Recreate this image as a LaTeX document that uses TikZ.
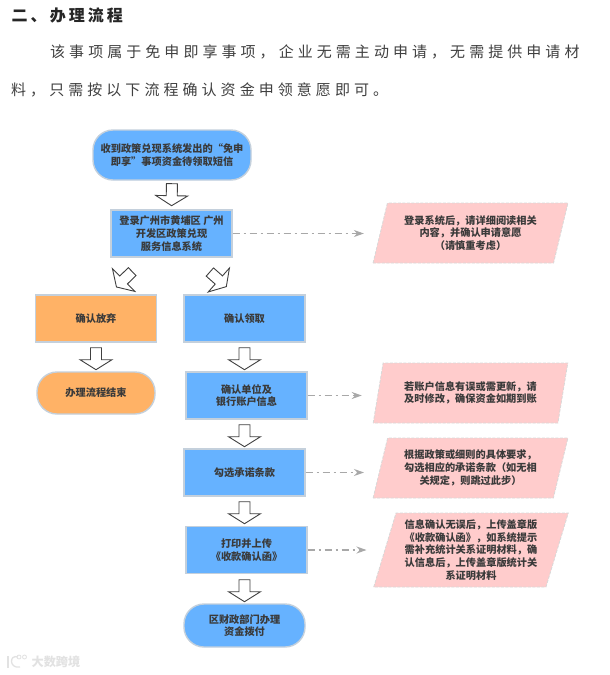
\documentclass[tikz,border=0pt]{standalone}
\usepackage{fontspec}
\setmainfont{Noto Sans CJK SC}
\usetikzlibrary{calc,shapes.geometric,arrows.meta}
\definecolor{bluefill}{HTML}{66B2FF}
\definecolor{orangefill}{HTML}{FFB266}
\definecolor{pinkfill}{HTML}{FFCCCC}
\definecolor{boxedge}{HTML}{C4D0DC}
\definecolor{noteedge}{HTML}{D8D8D8}
\definecolor{inktext}{HTML}{3A3A3A}
\definecolor{arrowedge}{HTML}{404040}
\definecolor{linkgray}{HTML}{A8A8A8}
\definecolor{markgray}{HTML}{E2E2E2}
\tikzset{
  x=1pt,y=-1pt,
  boxbase/.style={draw=boxedge,line width=1.4pt,text=inktext,align=center,inner sep=0pt,
    font=\fontsize{10.2}{12.7}\selectfont\bfseries},
  bluebox/.style={boxbase,rectangle,fill=bluefill,minimum width=121,minimum height=47},
  orangebox/.style={boxbase,rectangle,fill=orangefill,minimum width=121,minimum height=47},
  bluepill/.style={boxbase,rectangle,fill=bluefill,rounded corners=20pt},
  orangepill/.style={boxbase,rectangle,fill=orangefill,rounded corners=20pt},
  notebox/.style={trapezium,trapezium stretches=true,trapezium left angle=72,trapezium right angle=108,
    fill=pinkfill,draw=noteedge,dashed,dash pattern=on 3pt off 1.5pt,line width=.8pt,
    minimum width=195,minimum height=60,inner sep=0pt,text=inktext,align=center,
    font=\fontsize{10.2}{12.7}\selectfont\bfseries},
  headline/.style={anchor=west,inner sep=0pt,text=black!85,font=\fontsize{16}{18}\selectfont\bfseries\addfontfeature{LetterSpace=19}},
  bodyline/.style={anchor=west,inner sep=0pt,text=black!75,font=\fontsize{15}{18}\selectfont\addfontfeature{LetterSpace=27}},
  marktext/.style={inner sep=0pt,text=markgray,font=\fontsize{12.2}{14}\selectfont\bfseries},
  notelink/.style={draw=linkgray,line width=1.1pt,dash pattern=on 7pt off 4pt on 2pt off 4pt,
    -{Stealth[length=10pt,width=7pt,fill=linkgray]}},
  blockarrow/.style={draw=arrowedge,fill=white,line width=.9pt,line join=miter,
    to path={let \p1=($(\tikztostart)!#1pt!(\tikztotarget)$),
                 \p2=($(\tikztostart)!#1pt+22pt!(\tikztotarget)$),
                 \p3=($(\p1)!12pt!(\p2)$) in
      ($(\p1)!5.5pt!90:(\p2)$) -- ($(\p1)!5.5pt!-90:(\p2)$) -- ($(\p3)!5.5pt!-90:(\p2)$)
      -- ($(\p3)!16pt!-90:(\p2)$) -- (\p2) -- ($(\p3)!16pt!90:(\p2)$)
      -- ($(\p3)!5.5pt!90:(\p2)$) -- cycle}},
}
\begin{document}
\begin{tikzpicture}
\useasboundingbox (0,0) rectangle (610,675);
\fill[white] (0,0) rectangle (610,675);

\node[headline] (head) at (11.5,15) {二、办理流程};
\node[bodyline] (para1) at (50,52) {该事项属于免申即享事项，企业无需主动申请，无需提供申请材};
\node[bodyline] (para2) at (11,89.5) {料，只需按以下流程确认资金申领意愿即可。};

\node[bluepill,minimum width=158,minimum height=50] (start) at (172,155) {收到政策兑现系统发出的“免申\\即享”事项资金待领取短信};
\node[bluebox] (login) at (171.5,233.5) {登录广州市黄埔区 广州\\开发区政策兑现\\服务信息系统};
\node[orangebox] (giveup) at (96,318.5) {确认放弃};
\node[bluebox] (claim) at (244.5,318.5) {确认领取};
\node[orangepill,minimum width=118,minimum height=42] (finish) at (96,393) {办理流程结束};
\node[bluebox] (bank) at (246.5,395.5) {确认单位及\\银行账户信息};
\node[bluebox] (tick) at (244.5,472.5) {勾选承诺条款};
\node[bluebox] (print) at (246.5,550) {打印并上传\\《收款确认函》};
\node[bluepill,minimum width=121,minimum height=43] (pay) at (244.5,625.5) {区财政部门办理\\资金拨付};

\node[notebox] (noteA) at (470.5,233) {登录系统后，请详细阅读相关\\内容，并确认申请意愿\\（请慎重考虑）};
\node[notebox] (noteB) at (470.5,393) {若账户信息有误或需更新，请\\及时修改，确保资金如期到账};
\node[notebox] (noteC) at (470.5,468) {根据政策或细则的具体要求，\\勾选相应的承诺条款（如无相\\关规定，则跳过此步）};
\node[notebox,minimum height=74] (noteD) at (471,550) {信息确认无误后，上传盖章版\\《收款确认函》，如系统提示\\需补充统计关系证明材料，确\\认信息后，上传盖章版统计关\\系证明材料};

\coordinate (loginL) at ($(login.south west)+(36,0)$);
\coordinate (giveupT) at ($(giveup.north)+(13,0)$);
\coordinate (loginR) at ($(login.south east)+(-39,0)$);
\coordinate (claimT) at ($(claim.north)+(-9.5,0)$);
\coordinate (claimB) at (claim.south);
\coordinate (bankT) at (claim.south |- bank.north);
\coordinate (bankB) at (tick.north |- bank.south);
\coordinate (printT) at (tick.south |- print.north);
\coordinate (printB) at (pay.north |- print.south);

\draw[blockarrow=3] (start.south) to (login.north);
\draw[blockarrow=19.8] (loginL) to (giveupT);
\draw[blockarrow=21.6] (loginR) to (claimT);
\draw[blockarrow=5] (giveup.south) to (finish.north);
\draw[blockarrow=5] (claimB) to (bankT);
\draw[blockarrow=5] (bankB) to (tick.north);
\draw[blockarrow=5] (tick.south) to (printT);
\draw[blockarrow=5.5] (printB) to (pay.north);

\draw[notelink,shorten >=16pt] (login.east) -- (login.east -| noteA.west);
\draw[notelink,shorten >=16pt] (bank.east) -- (bank.east -| noteB.west);
\draw[notelink,shorten >=16pt] (tick.east) -- (tick.east -| noteC.west);
\draw[notelink,shorten >=18pt] (print.east) -- (print.east -| noteD.west);

\draw[markgray,line width=1.3pt] (18,657) .. controls (9,654) and (9,669) .. (20,667);
\draw[markgray,line width=1.3pt] (8,656) -- (8,668);
\draw[markgray,line width=.8pt] (19,657) circle[radius=2];
\draw[markgray,line width=.8pt] (24.5,657) circle[radius=2];
\node[marktext] (mark) at (56,662) {大数跨境};
\end{tikzpicture}
\end{document}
···
## TASK REQUIREMENTS
Repeat the material verbatim. Do not carry over any picture.

## CORRECT OUTPUT
Recreate this image as a LaTeX document that uses TikZ.
\documentclass[tikz,border=0pt]{standalone}
\usepackage{fontspec}
\setmainfont{Noto Sans CJK SC}
\usetikzlibrary{calc,shapes.geometric,arrows.meta}
\definecolor{bluefill}{HTML}{66B2FF}
\definecolor{orangefill}{HTML}{FFB266}
\definecolor{pinkfill}{HTML}{FFCCCC}
\definecolor{boxedge}{HTML}{C4D0DC}
\definecolor{noteedge}{HTML}{D8D8D8}
\definecolor{inktext}{HTML}{3A3A3A}
\definecolor{arrowedge}{HTML}{404040}
\definecolor{linkgray}{HTML}{A8A8A8}
\definecolor{markgray}{HTML}{E2E2E2}
\tikzset{
  x=1pt,y=-1pt,
  boxbase/.style={draw=boxedge,line width=1.4pt,text=inktext,align=center,inner sep=0pt,
    font=\fontsize{10.2}{12.7}\selectfont\bfseries},
  bluebox/.style={boxbase,rectangle,fill=bluefill,minimum width=121,minimum height=47},
  orangebox/.style={boxbase,rectangle,fill=orangefill,minimum width=121,minimum height=47},
  bluepill/.style={boxbase,rectangle,fill=bluefill,rounded corners=20pt},
  orangepill/.style={boxbase,rectangle,fill=orangefill,rounded corners=20pt},
  notebox/.style={trapezium,trapezium stretches=true,trapezium left angle=72,trapezium right angle=108,
    fill=pinkfill,draw=noteedge,dashed,dash pattern=on 3pt off 1.5pt,line width=.8pt,
    minimum width=195,minimum height=60,inner sep=0pt,text=inktext,align=center,
    font=\fontsize{10.2}{12.7}\selectfont\bfseries},
  headline/.style={anchor=west,inner sep=0pt,text=black!85,font=\fontsize{16}{18}\selectfont\bfseries\addfontfeature{LetterSpace=19}},
  bodyline/.style={anchor=west,inner sep=0pt,text=black!75,font=\fontsize{15}{18}\selectfont\addfontfeature{LetterSpace=27}},
  marktext/.style={inner sep=0pt,text=markgray,font=\fontsize{12.2}{14}\selectfont\bfseries},
  notelink/.style={draw=linkgray,line width=1.1pt,dash pattern=on 7pt off 4pt on 2pt off 4pt,
    -{Stealth[length=10pt,width=7pt,fill=linkgray]}},
  blockarrow/.style={draw=arrowedge,fill=white,line width=.9pt,line join=miter,
    to path={let \p1=($(\tikztostart)!#1pt!(\tikztotarget)$),
                 \p2=($(\tikztostart)!#1pt+22pt!(\tikztotarget)$),
                 \p3=($(\p1)!12pt!(\p2)$) in
      ($(\p1)!5.5pt!90:(\p2)$) -- ($(\p1)!5.5pt!-90:(\p2)$) -- ($(\p3)!5.5pt!-90:(\p2)$)
      -- ($(\p3)!16pt!-90:(\p2)$) -- (\p2) -- ($(\p3)!16pt!90:(\p2)$)
      -- ($(\p3)!5.5pt!90:(\p2)$) -- cycle}},
}
\begin{document}
\begin{tikzpicture}
\useasboundingbox (0,0) rectangle (610,675);
\fill[white] (0,0) rectangle (610,675);

\node[headline] (head) at (11.5,15) {二、办理流程};
\node[bodyline] (para1) at (50,52) {该事项属于免申即享事项，企业无需主动申请，无需提供申请材};
\node[bodyline] (para2) at (11,89.5) {料，只需按以下流程确认资金申领意愿即可。};

\node[bluepill,minimum width=158,minimum height=50] (start) at (172,155) {收到政策兑现系统发出的“免申\\即享”事项资金待领取短信};
\node[bluebox] (login) at (171.5,233.5) {登录广州市黄埔区 广州\\开发区政策兑现\\服务信息系统};
\node[orangebox] (giveup) at (96,318.5) {确认放弃};
\node[bluebox] (claim) at (244.5,318.5) {确认领取};
\node[orangepill,minimum width=118,minimum height=42] (finish) at (96,393) {办理流程结束};
\node[bluebox] (bank) at (246.5,395.5) {确认单位及\\银行账户信息};
\node[bluebox] (tick) at (244.5,472.5) {勾选承诺条款};
\node[bluebox] (print) at (246.5,550) {打印并上传\\《收款确认函》};
\node[bluepill,minimum width=121,minimum height=43] (pay) at (244.5,625.5) {区财政部门办理\\资金拨付};

\node[notebox] (noteA) at (470.5,233) {登录系统后，请详细阅读相关\\内容，并确认申请意愿\\（请慎重考虑）};
\node[notebox] (noteB) at (470.5,393) {若账户信息有误或需更新，请\\及时修改，确保资金如期到账};
\node[notebox] (noteC) at (470.5,468) {根据政策或细则的具体要求，\\勾选相应的承诺条款（如无相\\关规定，则跳过此步）};
\node[notebox,minimum height=74] (noteD) at (471,550) {信息确认无误后，上传盖章版\\《收款确认函》，如系统提示\\需补充统计关系证明材料，确\\认信息后，上传盖章版统计关\\系证明材料};

\coordinate (loginL) at ($(login.south west)+(36,0)$);
\coordinate (giveupT) at ($(giveup.north)+(13,0)$);
\coordinate (loginR) at ($(login.south east)+(-39,0)$);
\coordinate (claimT) at ($(claim.north)+(-9.5,0)$);
\coordinate (claimB) at (claim.south);
\coordinate (bankT) at (claim.south |- bank.north);
\coordinate (bankB) at (tick.north |- bank.south);
\coordinate (printT) at (tick.south |- print.north);
\coordinate (printB) at (pay.north |- print.south);

\draw[blockarrow=3] (start.south) to (login.north);
\draw[blockarrow=19.8] (loginL) to (giveupT);
\draw[blockarrow=21.6] (loginR) to (claimT);
\draw[blockarrow=5] (giveup.south) to (finish.north);
\draw[blockarrow=5] (claimB) to (bankT);
\draw[blockarrow=5] (bankB) to (tick.north);
\draw[blockarrow=5] (tick.south) to (printT);
\draw[blockarrow=5.5] (printB) to (pay.north);

\draw[notelink,shorten >=16pt] (login.east) -- (login.east -| noteA.west);
\draw[notelink,shorten >=16pt] (bank.east) -- (bank.east -| noteB.west);
\draw[notelink,shorten >=16pt] (tick.east) -- (tick.east -| noteC.west);
\draw[notelink,shorten >=18pt] (print.east) -- (print.east -| noteD.west);

\draw[markgray,line width=1.3pt] (18,657) .. controls (9,654) and (9,669) .. (20,667);
\draw[markgray,line width=1.3pt] (8,656) -- (8,668);
\draw[markgray,line width=.8pt] (19,657) circle[radius=2];
\draw[markgray,line width=.8pt] (24.5,657) circle[radius=2];
\node[marktext] (mark) at (56,662) {大数跨境};
\end{tikzpicture}
\end{document}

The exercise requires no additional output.